Поэтому слияние двух основных партий пришлось оправдывать как чрезвычайную меру в исключительно сложной ситуации, и ссылка на «длительный, тлеющий кризис, за которым с глубокой тревогой следил наш народ <…>» прозвучала и в правительственной декларации нового канцлера в декабре 1966 года. На самом деле экономические показатели ухудшались с лета 1966 года, и в 1967 году впервые в истории ФРГ было отмечено снижение валового внутреннего продукта (–0,3 процента). Рост цен, а также рост безработицы до 2,5 процента весной 1967 года также воспринимались как тревожные сигналы, тем более что в некоторых кризисных секторах, таких как горнодобывающая или текстильная промышленность, эти показатели были еще выше. Но это все еще не был настоящий экономический кризис, скорее «временное замедление темпов экономического роста». Ярко выраженное ощущение кризиса в то время нельзя объяснить только экономическими данными, которые были все еще хороши по европейским стандартам. Это было скорее результатом неуверенности в том, достаточно ли сильна ФРГ, чтобы пережить серьезный экономический кризис, или, как многие опасались, экономический кризис будет сопровождаться социальной и политической дестабилизацией страны[1]
.Ввиду слабого роста экономики, растущих цен, бюджетного дефицита, кризиса горнодобывающей промышленности в Рурской области и отставания в сфере образования, почти все политические силы согласились с тем, что эти проблемы не могут быть решены с помощью традиционной либеральной экономической политики Эрхарда. Напротив, как объяснил канцлер Кизингер в своем правительственном заявлении, теперь необходима коренная модернизация экономики и экономической политики, определяемая перспективным государственным планированием, «новая политика глобального контроля», с помощью которой все сферы внутренней политики могут быть «рассчитаны на долгосрочную перспективу и скоординированы друг с другом». С помощью долгосрочного финансового планирования и новых типов консультативных и координационных органов должна была быть достигнута цель «контролируемого расширения» экономики с постоянным темпом роста около 4 процентов.
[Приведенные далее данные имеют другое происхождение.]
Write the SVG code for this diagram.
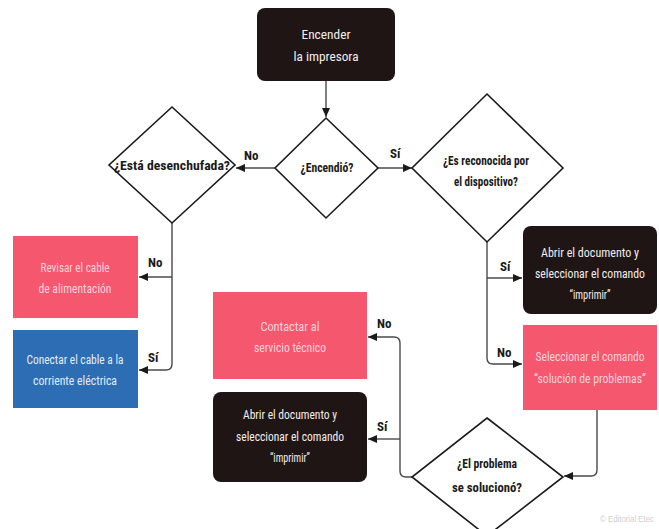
<svg xmlns="http://www.w3.org/2000/svg" width="659" height="529" viewBox="0 0 659 529">
<defs>
<style>
.bg{fill:#ffffff}
.dark{fill:#1f1514}
.pink{fill:#f5576f}
.blue{fill:#2c6db3}
.dia{fill:#ffffff;stroke:#1a1a1a;stroke-width:1.6}
.t{font-family:"Liberation Sans Narrow","Roboto Condensed","Liberation Sans",sans-serif;font-size:13.5px;text-anchor:middle}
.r{font-size:12px}
.tw{fill:#f3eded}
.tp{fill:#fcd3da}
.tb{fill:#e3ecf7}
.d{font-family:"Liberation Sans Narrow","Roboto Condensed","Liberation Sans",sans-serif;font-size:13px;font-weight:bold;fill:#1a1a1a;text-anchor:middle}
.lbl{font-family:"Liberation Sans Narrow","Roboto Condensed","Liberation Sans",sans-serif;font-size:13px;font-weight:bold;fill:#1a1a1a}
.c{fill:none;stroke:#4a4a4a;stroke-width:1.4}
.wm{font-family:"Liberation Sans Narrow","Liberation Sans",sans-serif;font-size:8.5px;fill:#cfcfcf}
</style>
<marker id="ah" markerUnits="userSpaceOnUse" markerWidth="10" markerHeight="10" refX="9" refY="5" orient="auto">
<path d="M0,1 L9,5 L0,9 Z" fill="#1a1a1a"/>
</marker>
</defs>
<rect class="bg" x="0" y="0" width="659" height="529"/>

<g id="connectors">
<path class="c" d="M326,81 V117" marker-end="url(#ah)"/>
<path class="c" d="M275,168 H236" marker-end="url(#ah)"/>
<path class="c" d="M378,168 H412" marker-end="url(#ah)"/>
<path class="c" d="M172,223 V364 Q172,370 166,370 H139" marker-end="url(#ah)"/>
<path class="c" d="M172,277 H139" marker-end="url(#ah)"/>
<path class="c" d="M487,242 V358 Q487,364 493,364 H522" marker-end="url(#ah)"/>
<path class="c" d="M487,278 H522" marker-end="url(#ah)"/>
<path class="c" d="M597,410 V470 Q597,476 591,476 H564" marker-end="url(#ah)"/>
<path class="c" d="M412,477 H406 Q400,477 400,471 V343 Q400,337 394,337 H368" marker-end="url(#ah)"/>
<path class="c" d="M400,439 H368" marker-end="url(#ah)"/>
<text class="lbl" x="244" y="160">No</text>
<text class="lbl" x="390" y="158">Sí</text>
<text class="lbl" x="148" y="267">No</text>
<text class="lbl" x="148" y="362">Sí</text>
<text class="lbl" x="500" y="271">Sí</text>
<text class="lbl" x="497" y="357">No</text>
<text class="lbl" x="377" y="328">No</text>
<text class="lbl" x="377" y="431">Sí</text>
</g>

<g id="n-encender">
<rect class="dark" x="257" y="8" width="138" height="73" rx="8"/>
<text class="t tw" x="326" y="39" textLength="49" lengthAdjust="spacingAndGlyphs">Encender</text>
<text class="t tw" x="326" y="61" textLength="65" lengthAdjust="spacingAndGlyphs">la impresora</text>
</g>

<g id="n-encendio">
<polygon class="dia" points="326,118 378,168 326,218 275,168"/>
<text class="d" x="327" y="172" textLength="53" lengthAdjust="spacingAndGlyphs">¿Encendió?</text>
</g>

<g id="n-desenchufada">
<polygon class="dia" points="172,107 235,165 172,223 109,165"/>
<text class="d" x="172" y="170" textLength="116" lengthAdjust="spacingAndGlyphs">¿Está desenchufada?</text>
</g>

<g id="n-reconocida">
<polygon class="dia" points="487,94 563,168 487,242 412,168"/>
<text class="d" x="486" y="165" textLength="86" lengthAdjust="spacingAndGlyphs">¿Es reconocida por</text>
<text class="d" x="486" y="186" textLength="64" lengthAdjust="spacingAndGlyphs">el dispositivo?</text>
</g>

<g id="n-revisar">
<rect class="pink" x="13" y="236" width="125" height="82"/>
<text class="t tp" x="75" y="272" textLength="69" lengthAdjust="spacingAndGlyphs">Revisar el cable</text>
<text class="t tp" x="75" y="293" textLength="73" lengthAdjust="spacingAndGlyphs">de alimentación</text>
</g>

<g id="n-conectar">
<rect class="blue" x="13" y="330" width="125" height="78"/>
<text class="t tb" x="75" y="364" textLength="97" lengthAdjust="spacingAndGlyphs">Conectar el cable a la</text>
<text class="t tb" x="75" y="385" textLength="84" lengthAdjust="spacingAndGlyphs">corriente eléctrica</text>
</g>

<g id="n-abrir-1">
<rect class="dark" x="523" y="226" width="134" height="88" rx="8"/>
<text class="t r tw" x="590" y="257" textLength="98" lengthAdjust="spacingAndGlyphs">Abrir el documento y</text>
<text class="t r tw" x="590" y="278" textLength="110" lengthAdjust="spacingAndGlyphs">seleccionar el comando</text>
<text class="t r tw" x="590" y="299" textLength="41" lengthAdjust="spacingAndGlyphs">“imprimir”</text>
</g>

<g id="n-seleccionar">
<rect class="pink" x="523" y="325" width="134" height="85"/>
<text class="t r tp" x="590" y="361" textLength="109" lengthAdjust="spacingAndGlyphs">Seleccionar el comando</text>
<text class="t r tp" x="590" y="383" textLength="112" lengthAdjust="spacingAndGlyphs">“solución de problemas”</text>
</g>

<g id="n-contactar">
<rect class="pink" x="213" y="292" width="154" height="87"/>
<text class="t tp" x="290" y="331" textLength="59" lengthAdjust="spacingAndGlyphs">Contactar al</text>
<text class="t tp" x="290" y="352" textLength="72" lengthAdjust="spacingAndGlyphs">servicio técnico</text>
</g>

<g id="n-abrir-2">
<rect class="dark" x="213" y="392" width="154" height="90" rx="8"/>
<text class="t tw" x="290" y="419" textLength="94" lengthAdjust="spacingAndGlyphs">Abrir el documento y</text>
<text class="t tw" x="290" y="441" textLength="108" lengthAdjust="spacingAndGlyphs">seleccionar el comando</text>
<text class="t tw" x="290" y="462" textLength="40" lengthAdjust="spacingAndGlyphs">“imprimir”</text>
</g>

<g id="n-solucion">
<polygon class="dia" points="487,418 563,477 487,536 412,477"/>
<text class="d" x="487" y="468" textLength="60" lengthAdjust="spacingAndGlyphs">¿El problema</text>
<text class="d" x="487" y="492" textLength="70" lengthAdjust="spacingAndGlyphs">se solucionó?</text>
</g>

<text class="wm" x="600" y="522" textLength="54" lengthAdjust="spacingAndGlyphs">© Editorial Etec</text>
</svg>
Оглядываясь назад, поражаешься, насколько быстро в ФРГ произошел переход от рыночно-либеральной к кейнсианской экономической политике. Теперь это изменение соответствовало уже упомянутой тенденции оптимизма в планировании, которое преобладало в большинстве западных индустриальных стран с начала 1960‑х годов. Однако его можно рассматривать и как реакцию на чрезвычайные экономические и технологические успехи Советского Союза и его сателлитов, по крайней мере с точки зрения внешнего восприятия. Многие на Западе были убеждены, что системное соревнование между Востоком и Западом не может быть выиграно только за счет свободной игры рыночных сил, тем более что некоторые из наиболее важных областей этого соревнования – такие, как сельское хозяйство, социальная политика, научные исследования или оборона – в любом случае не зависели от рыночных сил и в первую очередь определялись политическими условиями. Именно перенос критерия научности в политику, прежде всего, способствовал развитию планового мышления в правительствах промышленно развитых стран в столь сильной, хотя и различной степени.
Особенно это касалось экономической политики. Все больше распространялось убеждение, что параллельно с огромными достижениями в области естественных наук и медицины научными методами можно будет решить и основные проблемы экономики и общества, такие как экономические кризисы, безработица или инфляция. Казалось, что научные знания способны «предоставить обязательную информацию об обществе, дать однозначные указания к действию и тем самым помочь экономической политике принимать решения с большей уверенностью». Согласно справочнику по экономической науке 1967 года, уже существовали методы, которые можно было использовать для борьбы с кризисами в экономическом организме так же надежно, как врачи боролись с инфекционными заболеваниями с помощью пенициллина[2]
. Экономическая политика, как и политика в целом, стала исполнением квазиестественных, поддающихся научному исследованию законов и, таким образом, была лишена своего реального политического характера, а именно баланса различных интересов и ценностей.